Morgan rules — the family must survive. They had ways to talk, ways to pass messages without talking, but they'd never give their enemy a chance to frag the whole heart of the clan with one grenade. Even if they had to make up a strike team, they'd hit different targets.
Ben shivered and rubbed his eyes, clearing sudden fog from his head. He wasn't getting enough sleep. He made bad decisions when things rushed him like this, but a bad decision could be better than no decision.
The family must survive. He had to do it. Ben gritted his teeth, climbed the weary flights of worn granite steps curving around and around through damp musty darkness, and opened the heavy oak door out onto the tower battlements once more. Bright sun made him squint again, increasing his frown. He pulled out a cheap cell phone. He punched in a number from memory — his, not the phone's.
Two electronic buzzes, and then a voice. "Cleaning Services."
Get it over with. "This is Mid-Town Management. I need a cleaning crew. Six seven Oak Street, Naskeag Falls, basement apartment. Bare walls, everything to SERC. We don't expect the tenant to show up, but if she does, keep her quiet. If you see her boyfriend, back off. Got it?"
The voice came back, flat business tone of an everyday transaction. "Thorough cleanup, basement apartment at sixty-seven Oak Street, Naskeag Falls. Contents to the incinerator. Don't argue with the tenant, avoid the boyfriend. What about the other residents?"
"Just doing your job. Identify them, then ignore them."
"Got it. Scheduled for this afternoon." And the line clicked dead.
By tonight, Jane White's apartment would be the next thing to sterile — no furniture, no papers, no fingerprints, no hairs, no bedding with copious splashes of Gary's DNA smeared into the sheets. By tomorrow night, everything from that apartment would be stack gas at the Sunrise Energy Recovery Company plant, generating a few watts of power for the grid.
Ben pulled the battery before sliding the cell phone back into his pocket. That number, that account, was now dead. Never used again. As dead as Jane White would be, if she showed up while the "cleaning crew" worked on her apartment. That's what "keep her quiet" meant. The silence of a grave somewhere out in the Maine woods. She might be armed and dangerous, but "Cleaning Services" were pros. Expensive, but worth every penny.
He didn't know which way he wanted this to turn out — that she'd stay vanished, or not. He'd really rather not have his son trying to kill him. Gary dead, though, that would be much worse. If that girl had just had the sense to wear gloves. Morgans could use another computer wizard, but not one that made mistakes.
Even children knew about fingerprints, dammit. And too many people connected to Jane ended up dead. Not just Tina and the foster-care couple, but others. Dan had found traces of at least three other street kids dead. God knows that was a rough life, Jane might not have been the cause, but . . . the Morgans must survive.
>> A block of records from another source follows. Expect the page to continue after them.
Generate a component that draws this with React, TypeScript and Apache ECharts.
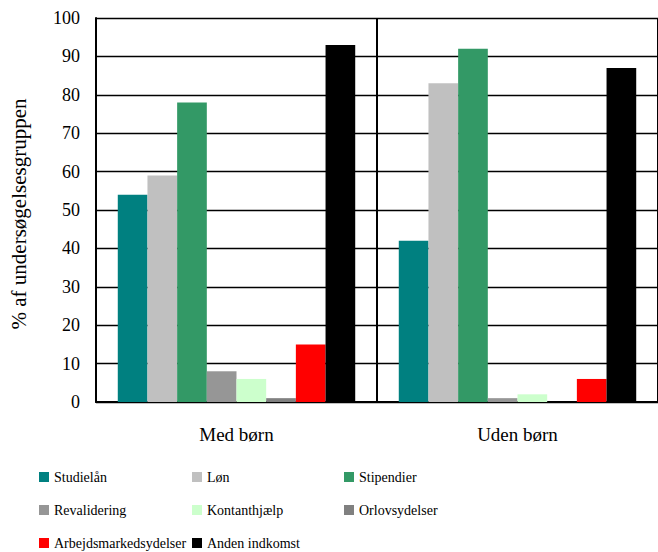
import React, { useEffect, useRef } from "react";
import * as echarts from "echarts";

const categories = ["Med børn", "Uden børn"];
const seriesNames = [
  "Studielån",
  "Løn",
  "Stipendier",
  "Revalidering",
  "Kontanthjælp",
  "Orlovsydelser",
  "Arbejdsmarkedsydelser",
  "Anden indkomst",
];
const studielaan = [54, 42];
const loen = [59, 83];
const stipendier = [78, 92];
const revalidering = [8, 1];
const kontanthjaelp = [6, 2];
const orlovsydelser = [1, 0];
const arbejdsmarkedsydelser = [15, 6];
const andenIndkomst = [93, 87];
const seriesValues = [
  studielaan,
  loen,
  stipendier,
  revalidering,
  kontanthjaelp,
  orlovsydelser,
  arbejdsmarkedsydelser,
  andenIndkomst,
];
const colors = ["#008080", "#C0C0C0", "#339966", "#969696", "#CCFFCC", "#808080", "#FF0000", "#000000"];
const yTicks = [0, 10, 20, 30, 40, 50, 60, 70, 80, 90, 100];
const yTitle = "% af undersøgelsesgruppen";

const FONT = "Liberation Serif";

export default function App() {
  const ref = useRef<HTMLDivElement>(null);
  useEffect(() => {
    if (!ref.current) return;
    const chart = echarts.init(ref.current, undefined, { renderer: "svg" });
    const legendCol = (names: string[], left: number) => ({
      data: names,
      orient: "vertical" as const,
      left,
      top: 470,
      height: 100,
      padding: 0,
      itemWidth: 10,
      itemHeight: 10,
      itemGap: 19,
      icon: "rect",
      selectedMode: false,
      textStyle: { fontFamily: FONT, fontSize: 14, color: "#000" },
    });
    chart.setOption({
      animation: false,
      textStyle: { fontFamily: FONT },
      grid: { left: 96, right: -6, top: 18, bottom: 150, containLabel: false },
      legend: [
        legendCol([seriesNames[0], seriesNames[3], seriesNames[6]], 39),
        legendCol([seriesNames[1], seriesNames[4], seriesNames[7]], 192),
        legendCol([seriesNames[2], seriesNames[5]], 344),
      ],
      xAxis: {
        type: "category",
        data: categories,
        axisLine: { show: true, lineStyle: { color: "#000", width: 2 } },
        axisTick: { show: false },
        splitLine: { show: true, lineStyle: { color: "#000", width: 2 } },
        axisLabel: { fontFamily: FONT, fontSize: 19, color: "#000", margin: 23 },
      },
      yAxis: {
        type: "value",
        min: yTicks[0],
        max: yTicks[yTicks.length - 1],
        interval: 10,
        name: yTitle,
        nameLocation: "middle",
        nameGap: 67,
        nameRotate: 90,
        nameTextStyle: { fontFamily: FONT, fontSize: 21, color: "#000", padding: [0, 0, 0, -8] },
        axisLine: { show: true, lineStyle: { color: "#000", width: 2 } },
        axisTick: { show: false },
        splitLine: { show: true, lineStyle: { color: "#000", width: 1.3 } },
        axisLabel: { fontFamily: FONT, fontSize: 18, color: "#000", margin: 16 },
      },
      series: seriesNames.map((name, i) => ({
        name,
        type: "bar",
        data: seriesValues[i],
        barGap: "0%",
        barCategoryGap: "15.5%",
        itemStyle: { color: colors[i] },
      })),
    });
    return () => chart.dispose();
  }, []);
  return (
    <div
      ref={ref}
      style={{ position: "absolute", left: 0, top: 0, width: 658, height: 552, background: "#fff" }}
    />
  );
}
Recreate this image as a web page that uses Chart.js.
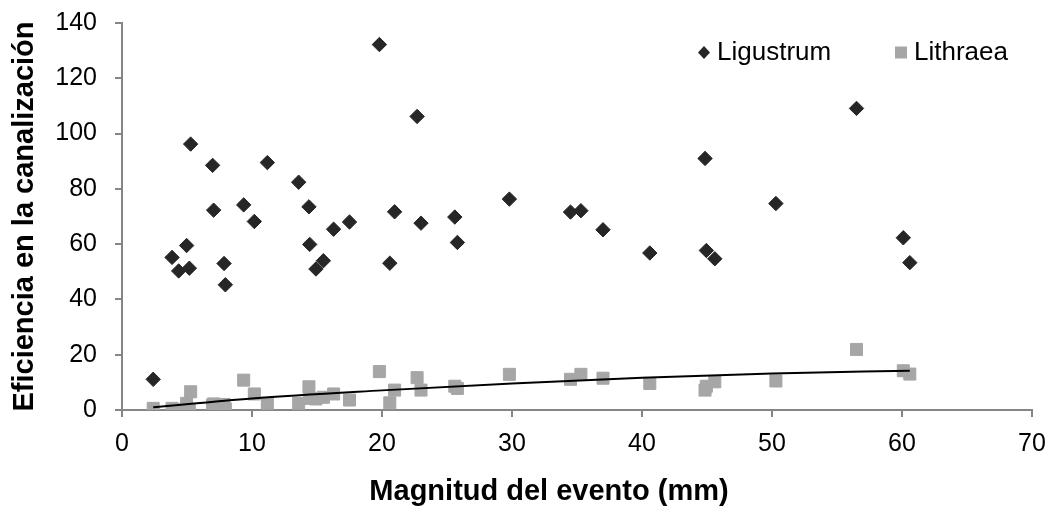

He'd be as ruthless as that required. As ruthless as she seemed to be.
Ben turned back into the stairway, pulled the door shut behind him, set the heavy bar across it, and descended into darkness. He still had half the tunnel complex to check, and the weight of those grenades to remind him to be thorough. Then he'd pick up the carrying case with that Mayan flint on the way out. He could feel it calling to him, all the way up here. He wanted to touch it, hold it, dream it to life. Dreams. It woke in his dreams, moving, whispering, grinning fangs at him, remembering blood and sun. Wouldn't want the cops to get their hands on that.
He hoped Jane White wouldn't force him to make any more phone calls.
Chapter Thirteen
Alice jerked at a tuft of witch-grass, ignoring the stab of pain that answered from her back. Instead, she reached for another runner that had attempted to sneak away from the carnage and attack the garlic border. Then she settled back on her butt and surveyed the battlefield of her kitchen garden, bedding the herbs down for the winter. Parsley, sage, rosemary, and thyme.
And witch-grass. Damned weed spread like a resistant staph-A infection. And about as hard to kill. Let it escape now and it would be twice as difficult to root out come spring.
Caroline should be weeding the garden. That's what healthy muscular young backs were made for. But the girl was off in Arizona and out of range of telephones. And pissed off at the House, on top of that. Simmering rebellion. Alice could recognize the symptoms — hell, she wrote the book herself, back at the same age.
A furry nose bumped her elbow. "Mrrrt?"
Alice wiped her hand on her jeans and scratched the cat. That's what humans were for, making life easier for cats. She stared down at the young calico.
"Three to one odds she doesn't come back before she graduates. The damned House pushed her just a bit too far, setting up that chowder. Sure, we needed it, but she could have used canned clams without committing sacrilege."
She paused and a brief smile twitched the corner of her mouth. "Plus the best young studs in this town are all her cousins. Or worse."
Atropos climbed into Alice's lap and started to purr. The quiet buzz blended well with Gregorian chants floating out from the House and the hum of bees in the still air. She plucked a sprig of thyme and rolled its pungency between her fingers, adding to the spell. The sun on her back helped, too.